Wrangling the last bits of sequence from the human genome could provide a few surprises—enough to drive research into some tricky territory beyond the original goals of the Human Genome Project. For people who work on duplicated and unstable regions of the genome, for instance, work has just begun.

“A few fools go into these regions, and we are among them,” says Evan Eichler, assistant professor of genetics at Case Western Reserve University. Eichler's group painstakingly catalogs duplicated sequences in the genome and places them in the correct positions. Because duplicated regions are particularly susceptible to breaks and rearrangements during recombination, they underlie many human genetic diseases and may even drive evolution, Eichler says. They are also the source of many of the missed and misplaced genes in both the Celera and publicly-funded sequences.

The Human Genome Project aimed to sequence at least 95% of each chromosome—excluding centromeric heterochromatin—with all gaps sized, oriented and annotated. The sequenced regions were to be 99.99% accurate at the nucleotide level.

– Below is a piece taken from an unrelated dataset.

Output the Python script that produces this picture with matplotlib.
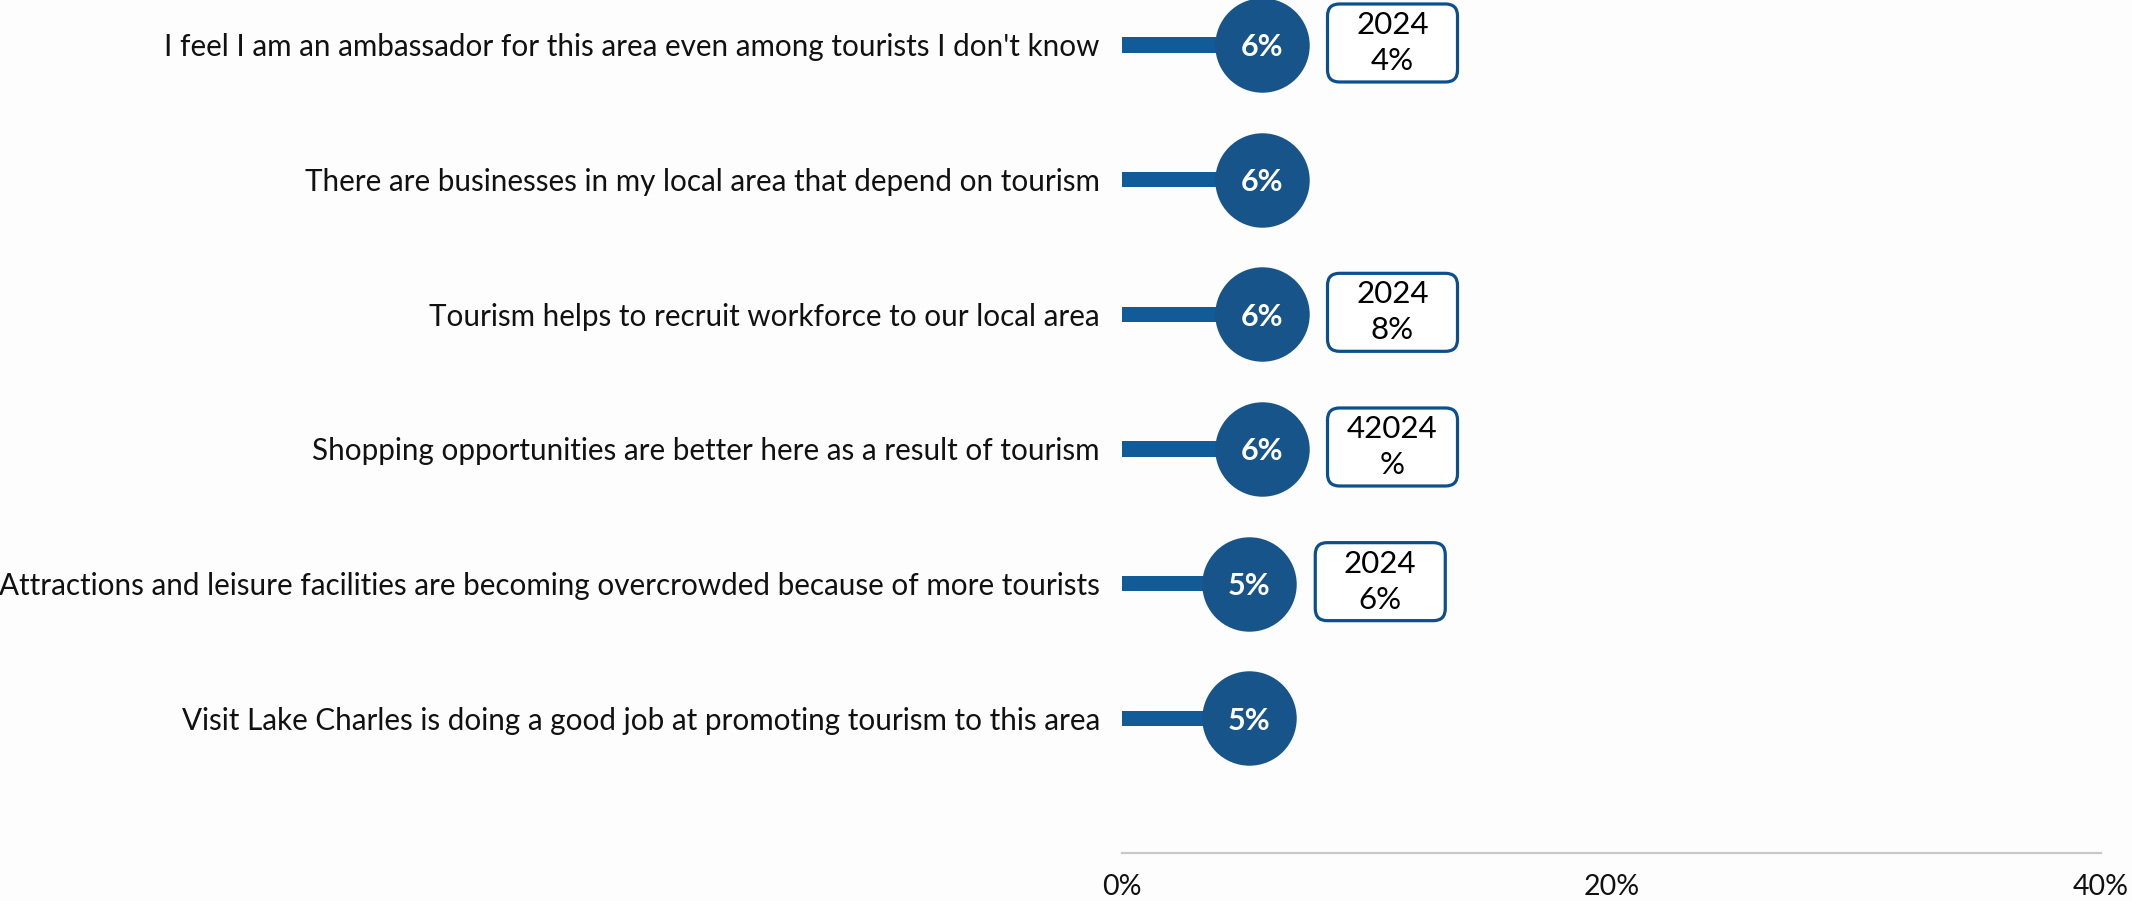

On 14 April, leaders of the project are expected to announce that they have achieved that aim.

The stated goals have most likely been met, says Huntington Willard, past president of the American Society of Human Genetics. But “it would be a shame if they were to say they are done, full stop,” he says. Willard, who plans to sequence heterochromatic regions, says it is critical that researchers continue trying to accurately place duplicated regions on the genome.

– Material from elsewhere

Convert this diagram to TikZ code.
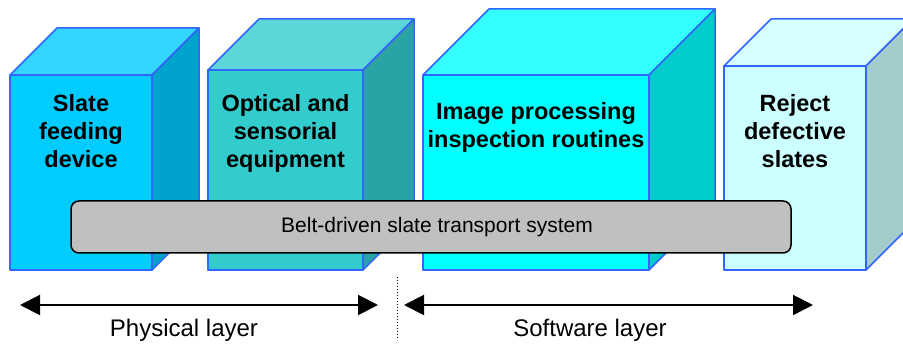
\documentclass[tikz,border=0pt]{standalone}
\usepackage{fontspec}
\setmainfont{Liberation Sans}
\usetikzlibrary{arrows.meta}

\definecolor{edgeblue}{RGB}{51,102,255}

\begin{document}
\begin{tikzpicture} [
            x=1pt, y=-1pt,
            face/.style     = { draw=edgeblue, line width=1.5pt, line join=round },
            label/.style    = { anchor=north, align=center, inner sep=0pt,
                                font=\fontsize{23.5}{28}\selectfont\bfseries },
            belt/.style     = { rectangle, draw=black, line width=1.5pt,
                                fill={rgb,255:red,192;green,192;blue,192},
                                rounded corners=8pt, minimum width=720pt,
                                minimum height=52pt, inner sep=0pt,
                                font=\fontsize{21}{25}\selectfont },
            layer/.style    = { anchor=base, inner sep=0pt,
                                font=\fontsize{24}{28}\selectfont },
            span/.style     = { line width=2pt,
                                {Triangle[length=20pt,width=20pt]}-{Triangle[length=20pt,width=20pt]} },
          ]
          \useasboundingbox (0,0) rectangle (903,344);

          % cuboids: left, right, top, depth, front, top face, side face
          \foreach \xa/\xb/\yt/\d/\cf/\ct/\cs in {
              10/152/75/47/{0,204,255}/{51,214,255}/{0,163,204},
              208/363/70/51/{51,204,204}/{92,214,214}/{41,163,163},
              423/649/75/66/{0,255,255}/{51,255,255}/{0,204,204},
              724/866/66/47/{204,255,255}/{214,255,255}/{163,204,204}} {
            \definecolor{cf}{RGB}{\cf}
            \definecolor{ct}{RGB}{\ct}
            \definecolor{cs}{RGB}{\cs}
            \draw [face, fill=cf] (\xa,\yt) rectangle (\xb,270);
            \draw [face, fill=ct] (\xa,\yt) -- ++(\d,-\d) -- (\xb+\d,\yt-\d)
                                  -- (\xb,\yt) -- cycle;
            \draw [face, fill=cs] (\xb,\yt) -- ++(\d,-\d) -- (\xb+\d,270-\d)
                                  -- (\xb,270) -- cycle;
          }

          \node (feed)    [label] at (81,94)    {Slate\\feeding\\device};
          \node (optic)   [label] at (285.5,94) {Optical and\\sensorial\\equipment};
          \node (imgproc) [label] at (536,102.7) {Image processing\\inspection routines};
          \node (reject)  [label] at (795,94)   {Reject\\defective\\slates};

          \node (transport) [belt] at (431,227) {\hspace{12pt}Belt-driven slate transport system};

          \coordinate (physL) at (20,305);
          \coordinate (physR) at (378,305);
          \coordinate (softL) at (404,305);
          \coordinate (softR) at (813,305);
          \coordinate (divtop) at (397,277);
          \coordinate (divbot) at (397,338);

          \draw [span] (physL) -- (physR);
          \draw [span] (softL) -- (softR);
          \draw [dotted, line width=1pt] (divtop) -- (divbot);

          \node (physical) [layer] at (184,337) {Physical layer};
          \node (software) [layer] at (590,337) {Software layer};
\end{tikzpicture}
\end{document}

“This is heavy lifting but the payout will be fascinating and likely important,” says Willard. “It's worth it from any number of perspectives—philosophically, evolutionarily and medically.”

Duplicated regions, which can exceed 400 kb, account for half of the known gaps in the sequence, says Eichler, and either get pinned to the wrong place or dropped off the map entirely. That's particularly problematic when a duplicated region is larger than a bacterial artificial chromosome, the sequencing unit for genome projects.

It is difficult to determine precisely how many duplicated regions are missing, says Julie Korenberg, professor of genetics at the University of California in Los Angeles. At the American Society for Human Genetics annual meeting last fall, Korenberg estimated that 47% of 580 bacterial artificial chromosomes with known duplications contained sequences that were either missing or misassembled in the publicly funded genome sequence. That number has dropped to below 20% so the data are improving, she now says. Similar problems afflict the Celera sequence, she adds.

Duplicated regions are enriched for genes with roles in immunity and development. They may also underlie some of the variability in the human population's susceptibility to disease. “If you are the sort who says you look for treasure under the light,” says Willard, “then this is where you should be shining the light.”